I've written code to do the aggregations for the new api's which saves
information on the dataset document after the views where applied, and
that broke a test where to_ref_dict() was used to query an entry. I
fixed it here: <https://bitbucket.org/okfn/wdmmg/changeset/2547a562f441>
and did not find it used that way in real code. This makes me wonder if
we can reduce the amount of data we generate in to_ref_dict() to '_id',
'name', 'label' and 'ref' (maybe 'description' too). This reduces the
number of cases where we would have to update the entries with new
values if e.g. an entity changes, and it reduces the amount of data
stored, indexed and
serialized/deserialized. Looking through the code I found no place where
we would need more informaion, but maybe someone know more.

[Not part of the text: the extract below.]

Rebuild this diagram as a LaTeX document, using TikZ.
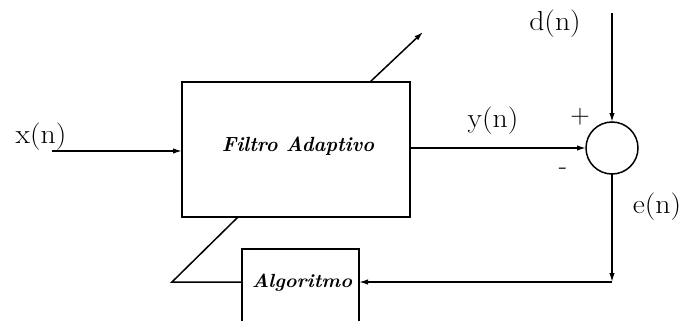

I'm a big +1 with the added proposal of dereferencing the entities and
classifiers in the solr indexer to still get a fully denormalized form
into the index. This means people can still search for
"to.opencorporates_uri" which I don't think is unrealistic at all.
What do you think?

Oh, you're right. And it's a good suggestion. We can then reduce the data
to 'id', 'name', 'label' and 'ref' (and 'color' as long as we have this
data stored and want to use it for the bubblechart).